Her photographs often resist straightforward interpretation. Faces are blurred or turned away, as if caught in the act of fading recollection. Figures dissolve into luminous shadows, and colors—vibrant and surreal—seem to defy the natural world. These choices reflect her preoccupation with memory’s fragility and the ways we reconstruct the past. In one striking piece, Cadet reimagines her mother holding her baby sister, a scene she had never witnessed until she began her search for images. The photograph, grainy and small, is printed as a wall-spanning altarpiece, flanked by rows of colorful aloe sculptures. Titled “I Put All My Hopes on You,” it captures the essence of a mother’s unspoken sacrifices and the weight of expectation.

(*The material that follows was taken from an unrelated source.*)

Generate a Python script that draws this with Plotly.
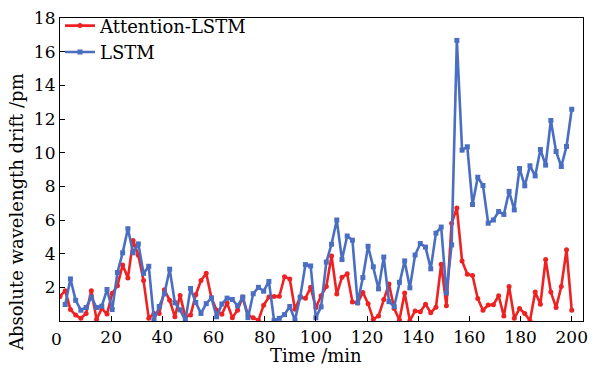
import plotly.graph_objects as go

# Sampling times (99 evenly spaced samples over 0-200 min)
N_SAMPLES = 99
time_min = [round(i * 200 / (N_SAMPLES - 1), 3) for i in range(N_SAMPLES)]

attention_lstm = [
    1.46, 1.8, 0.68, 0.35, 0.16, 0.45, 1.8, 0.1, 0.74, 0.41,
    1.65, 2.1, 3.33, 2.55, 4.78, 3.9, 2.4, 0.16, 0.45, 0.45,
    1.85, 1.23, 0.25, 1.52, 0.25, 0.35, 1.56, 2.4, 2.83, 1.38,
    0.64, 0.4, 1.07, 0.2, 0.64, 1.42, 0.35, 0.2, 0.04, 0.94,
    1.42, 1.46, 1.47, 2.63, 2.5, 0.7, 1.42, 1.35, 2.0, 0.8,
    1.5, 2.05, 3.86, 1.6, 2.6, 2.8, 1.13, 1.07, 1.7, 1.03,
    0.1, 0.3, 1.27, 2.2, 0.74, 0.06, 1.66, 0.02, 0.6, 0.55,
    1.0, 0.49, 0.82, 3.37, 0.9, 5.8, 6.72, 3.57, 2.78, 2.7,
    1.33, 0.64, 0.95, 0.97, 1.5, 0.29, 2.05, 0.16, 0.74, 0.45,
    0.02, 1.72, 1.0, 3.65, 1.72, 0.8, 2.05, 4.23, 0.64,
]

lstm = [
    None, 0.98, 2.5, 1.23, 0.64, 0.8, 1.42, 0.8, 0.88, 1.87,
    0.68, 2.88, 4.05, 5.48, 4.05, 4.58, 2.83, 3.25, 0.05, 0.86,
    1.62, 3.08, 1.08, 0.66, 0.02, 1.93, 1.1, 0.45, 1.03, 1.37,
    0.25, 1.01, 1.36, 1.28, 0.9, 1.42, 0.2, 1.62, 2.0, 1.77,
    2.35, 0.03, 0.16, 0.38, 0.86, 0.05, 1.42, 3.35, 3.27, 0.19,
    0.84, 3.5, 4.56, 6.0, 3.65, 5.05, 4.8, 1.08, 2.58, 4.44,
    3.22, 1.91, 3.8, 1.15, 0.86, 2.3, 3.57, 1.97, 3.92, 4.6,
    4.39, 3.1, 5.22, 5.58, 1.67, 4.52, 16.67, 10.15, 10.35, 6.92,
    8.54, 8.05, 5.81, 6.0, 6.5, 6.33, 7.7, 6.6, 9.06, 8.03,
    9.22, 8.62, 10.19, 9.26, 11.91, 10.07, 9.18, 10.37, 12.58,
]

x_ticks = [0, 20, 40, 60, 80, 100, 120, 140, 160, 180, 200]
y_ticks = [2, 4, 6, 8, 10, 12, 14, 16, 18]

RED = "#EE2222"
BLUE = "#4A6EC2"
FONT = "DejaVu Serif"

fig = go.Figure()
fig.add_trace(go.Scatter(
    x=time_min, y=attention_lstm, name="Attention-LSTM", mode="lines+markers",
    line=dict(color=RED, width=2.6), marker=dict(symbol="circle", size=5, color=RED),
))
fig.add_trace(go.Scatter(
    x=time_min, y=lstm, name="LSTM", mode="lines+markers",
    line=dict(color=BLUE, width=2.6), marker=dict(symbol="square", size=5, color=BLUE),
))

axis_common = dict(
    showgrid=False, zeroline=False, showline=True, linecolor="black", linewidth=1.2,
    mirror=True, ticks="inside", ticklen=5, tickwidth=1.2, tickcolor="black",
    tickfont=dict(family=FONT, size=17, color="black"),
)

fig.update_layout(
    width=595, height=370,
    margin=dict(l=60, r=7, t=13, b=49),
    paper_bgcolor="white", plot_bgcolor="white",
    font=dict(family=FONT, size=17, color="black"),
    xaxis=dict(range=[0, 204.4], tickvals=x_ticks,
               ticktext=[""] + [str(v) for v in x_ticks[1:]], **axis_common),
    yaxis=dict(range=[0, 18], tickvals=y_ticks, **axis_common),
    legend=dict(x=0.0, y=1.035, xanchor="left", yanchor="top",
                bgcolor="rgba(0,0,0,0)", font=dict(family=FONT, size=18),
                tracegroupgap=0, itemwidth=30),
    showlegend=True,
)

fig.add_annotation(text="0", xref="paper", yref="paper", x=-0.021, y=-0.06,
                   showarrow=False, font=dict(family=FONT, size=17), yanchor="middle")
fig.add_annotation(text="Time /min", xref="paper", yref="paper", x=0.49, y=-0.115,
                   showarrow=False, font=dict(family=FONT, size=18), yanchor="middle")
fig.add_annotation(text="Absolute wavelength drift /pm", xref="paper", yref="paper",
                   x=-0.082, y=0.36, textangle=-90, showarrow=False,
                   font=dict(family=FONT, size=18), xanchor="center", yanchor="middle")

fig.write_html("out.html", config={"displayModeBar": False},
               post_script="document.body.style.margin='0';")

A Dialogue Across Time and Space
The exhibition at the Milwaukee Art Museum, “Currents 40: Widline Cadet,” is the largest presentation of her work to date. It serves as a visual conversation between past and present, between the physical and the emotional. Cadet’s archive is not just a personal endeavor but a universal one, inviting viewers to reflect on their own familial histories. “She’s very deeply excavating her own archive,” said Kristen Gaylord, the show’s curator. “There’s something about that specificity, almost paradoxically, that makes it more relatable to a lot of people.”
Gaylord emphasized how Cadet’s work transcends its origin story. “The stories she tells about her family make visitors think about their own stories from their own families, and the relationships they have.” This resonance lies in the shared human experience of memory’s impermanence and the longing to connect with those who are no longer present. Cadet’s archive, though rooted in her Haitian-American upbringing, speaks to anyone who has ever felt the pull of a fragmented past.
Found in the Familiar
While Haiti is a recurring motif in Cadet’s work, it often exists in the background, a shadowy presence. In reality, the country appears only in a handful of archival images and video clips. Yet, through her art, Cadet finds echoes of Haiti in the vibrant florals and architectural elements of Los Angeles, where she moved three years ago from New York. She sees it in the textiles of her community, like a set of gingham dresses that resemble the uniforms she wore as a child. These details, once overlooked, now form the texture of her narrative, blending the tangible with the metaphorical.
Cadet’s archive is a testament to the power of imagination in preserving what has been lost. It is a space where the past is not confined to static images but breathes, evolves, and invites reinterpretation. Her work challenges the idea that memory is a fixed thing, instead suggesting it is a living, breathing force that shapes how we see ourselves and others. Through her art, she not only reconstructs her family’s history but also redefines the boundaries of what an archive can be—a collection of stories, emotions, and possibilities.
In an era where digital photos can be stored indefinitely, Cadet’s project feels both urgent and poetic. It reminds us that even in a world of endless documentation, the gaps in our stories are where meaning is most deeply felt. Her multi-generational archive, born from personal loss, becomes a universal language of connection, a way to hold onto the people and places that define us, even when they are no longer within reach.